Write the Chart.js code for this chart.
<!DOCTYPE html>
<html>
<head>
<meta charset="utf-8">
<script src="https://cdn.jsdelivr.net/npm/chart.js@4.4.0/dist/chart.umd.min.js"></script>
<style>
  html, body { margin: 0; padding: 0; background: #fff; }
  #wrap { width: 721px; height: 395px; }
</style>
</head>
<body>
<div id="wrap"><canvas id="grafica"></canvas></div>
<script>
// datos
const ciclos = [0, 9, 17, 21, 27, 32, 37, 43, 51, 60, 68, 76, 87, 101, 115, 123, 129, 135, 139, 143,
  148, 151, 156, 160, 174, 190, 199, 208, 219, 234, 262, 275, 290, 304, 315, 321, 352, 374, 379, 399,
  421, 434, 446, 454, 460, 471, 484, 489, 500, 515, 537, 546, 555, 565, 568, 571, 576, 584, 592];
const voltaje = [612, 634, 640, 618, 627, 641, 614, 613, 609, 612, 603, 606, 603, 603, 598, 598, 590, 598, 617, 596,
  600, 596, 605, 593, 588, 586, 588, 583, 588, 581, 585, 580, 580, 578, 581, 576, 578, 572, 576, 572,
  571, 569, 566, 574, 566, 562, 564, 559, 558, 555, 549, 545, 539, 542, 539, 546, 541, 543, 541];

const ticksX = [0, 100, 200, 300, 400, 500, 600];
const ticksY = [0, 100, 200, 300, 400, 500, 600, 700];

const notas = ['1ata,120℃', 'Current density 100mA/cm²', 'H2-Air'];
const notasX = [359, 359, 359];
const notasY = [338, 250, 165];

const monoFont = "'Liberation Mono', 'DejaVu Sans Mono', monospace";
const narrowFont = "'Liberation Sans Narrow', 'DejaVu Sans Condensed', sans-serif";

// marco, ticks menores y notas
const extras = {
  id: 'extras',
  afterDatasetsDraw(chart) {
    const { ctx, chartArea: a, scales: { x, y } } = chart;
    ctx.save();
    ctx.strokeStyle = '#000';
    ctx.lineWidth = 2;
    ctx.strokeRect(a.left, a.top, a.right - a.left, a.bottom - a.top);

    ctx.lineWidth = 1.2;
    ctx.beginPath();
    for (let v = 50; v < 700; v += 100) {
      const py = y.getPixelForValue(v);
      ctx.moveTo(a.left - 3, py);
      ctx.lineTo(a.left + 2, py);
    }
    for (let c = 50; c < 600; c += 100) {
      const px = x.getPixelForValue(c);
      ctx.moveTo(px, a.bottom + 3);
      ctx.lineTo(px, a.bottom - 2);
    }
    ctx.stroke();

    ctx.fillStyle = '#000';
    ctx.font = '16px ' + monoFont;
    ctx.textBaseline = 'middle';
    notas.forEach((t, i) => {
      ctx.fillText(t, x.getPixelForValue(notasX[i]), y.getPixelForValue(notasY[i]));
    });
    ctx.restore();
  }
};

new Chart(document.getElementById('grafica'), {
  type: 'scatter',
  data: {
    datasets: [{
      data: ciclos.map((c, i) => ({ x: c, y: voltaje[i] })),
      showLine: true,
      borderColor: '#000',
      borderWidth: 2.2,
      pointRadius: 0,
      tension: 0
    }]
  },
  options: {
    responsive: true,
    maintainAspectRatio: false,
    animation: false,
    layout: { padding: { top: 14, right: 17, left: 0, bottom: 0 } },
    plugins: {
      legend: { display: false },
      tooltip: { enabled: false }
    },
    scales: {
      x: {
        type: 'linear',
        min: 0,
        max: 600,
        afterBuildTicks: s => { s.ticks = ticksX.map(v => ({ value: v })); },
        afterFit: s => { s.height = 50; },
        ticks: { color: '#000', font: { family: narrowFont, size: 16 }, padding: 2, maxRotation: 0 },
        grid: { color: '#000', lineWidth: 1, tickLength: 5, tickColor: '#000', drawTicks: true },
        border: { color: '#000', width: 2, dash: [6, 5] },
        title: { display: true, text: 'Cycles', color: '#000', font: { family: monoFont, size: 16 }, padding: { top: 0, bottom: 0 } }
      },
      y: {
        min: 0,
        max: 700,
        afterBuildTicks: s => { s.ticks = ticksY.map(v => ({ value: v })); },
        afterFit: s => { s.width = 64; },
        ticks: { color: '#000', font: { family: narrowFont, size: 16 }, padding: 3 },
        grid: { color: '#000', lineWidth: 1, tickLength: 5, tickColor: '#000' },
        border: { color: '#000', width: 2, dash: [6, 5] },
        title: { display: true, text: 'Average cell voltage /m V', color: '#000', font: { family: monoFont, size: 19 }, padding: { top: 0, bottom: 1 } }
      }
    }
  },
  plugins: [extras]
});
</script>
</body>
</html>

^^^^^^^^^^^^^^^^

EXERCISE DESCRIPTION
Starting at the first line of the material above, reproduce each line exactly up to and including the line with "ctx.stroke();".

OUTPUT BELOW
Write the Chart.js code for this chart.
<!DOCTYPE html>
<html>
<head>
<meta charset="utf-8">
<script src="https://cdn.jsdelivr.net/npm/chart.js@4.4.0/dist/chart.umd.min.js"></script>
<style>
  html, body { margin: 0; padding: 0; background: #fff; }
  #wrap { width: 721px; height: 395px; }
</style>
</head>
<body>
<div id="wrap"><canvas id="grafica"></canvas></div>
<script>
// datos
const ciclos = [0, 9, 17, 21, 27, 32, 37, 43, 51, 60, 68, 76, 87, 101, 115, 123, 129, 135, 139, 143,
  148, 151, 156, 160, 174, 190, 199, 208, 219, 234, 262, 275, 290, 304, 315, 321, 352, 374, 379, 399,
  421, 434, 446, 454, 460, 471, 484, 489, 500, 515, 537, 546, 555, 565, 568, 571, 576, 584, 592];
const voltaje = [612, 634, 640, 618, 627, 641, 614, 613, 609, 612, 603, 606, 603, 603, 598, 598, 590, 598, 617, 596,
  600, 596, 605, 593, 588, 586, 588, 583, 588, 581, 585, 580, 580, 578, 581, 576, 578, 572, 576, 572,
  571, 569, 566, 574, 566, 562, 564, 559, 558, 555, 549, 545, 539, 542, 539, 546, 541, 543, 541];

const ticksX = [0, 100, 200, 300, 400, 500, 600];
const ticksY = [0, 100, 200, 300, 400, 500, 600, 700];

const notas = ['1ata,120℃', 'Current density 100mA/cm²', 'H2-Air'];
const notasX = [359, 359, 359];
const notasY = [338, 250, 165];

const monoFont = "'Liberation Mono', 'DejaVu Sans Mono', monospace";
const narrowFont = "'Liberation Sans Narrow', 'DejaVu Sans Condensed', sans-serif";

// marco, ticks menores y notas
const extras = {
  id: 'extras',
  afterDatasetsDraw(chart) {
    const { ctx, chartArea: a, scales: { x, y } } = chart;
    ctx.save();
    ctx.strokeStyle = '#000';
    ctx.lineWidth = 2;
    ctx.strokeRect(a.left, a.top, a.right - a.left, a.bottom - a.top);

    ctx.lineWidth = 1.2;
    ctx.beginPath();
    for (let v = 50; v < 700; v += 100) {
      const py = y.getPixelForValue(v);
      ctx.moveTo(a.left - 3, py);
      ctx.lineTo(a.left + 2, py);
    }
    for (let c = 50; c < 600; c += 100) {
      const px = x.getPixelForValue(c);
      ctx.moveTo(px, a.bottom + 3);
      ctx.lineTo(px, a.bottom - 2);
    }
    ctx.stroke();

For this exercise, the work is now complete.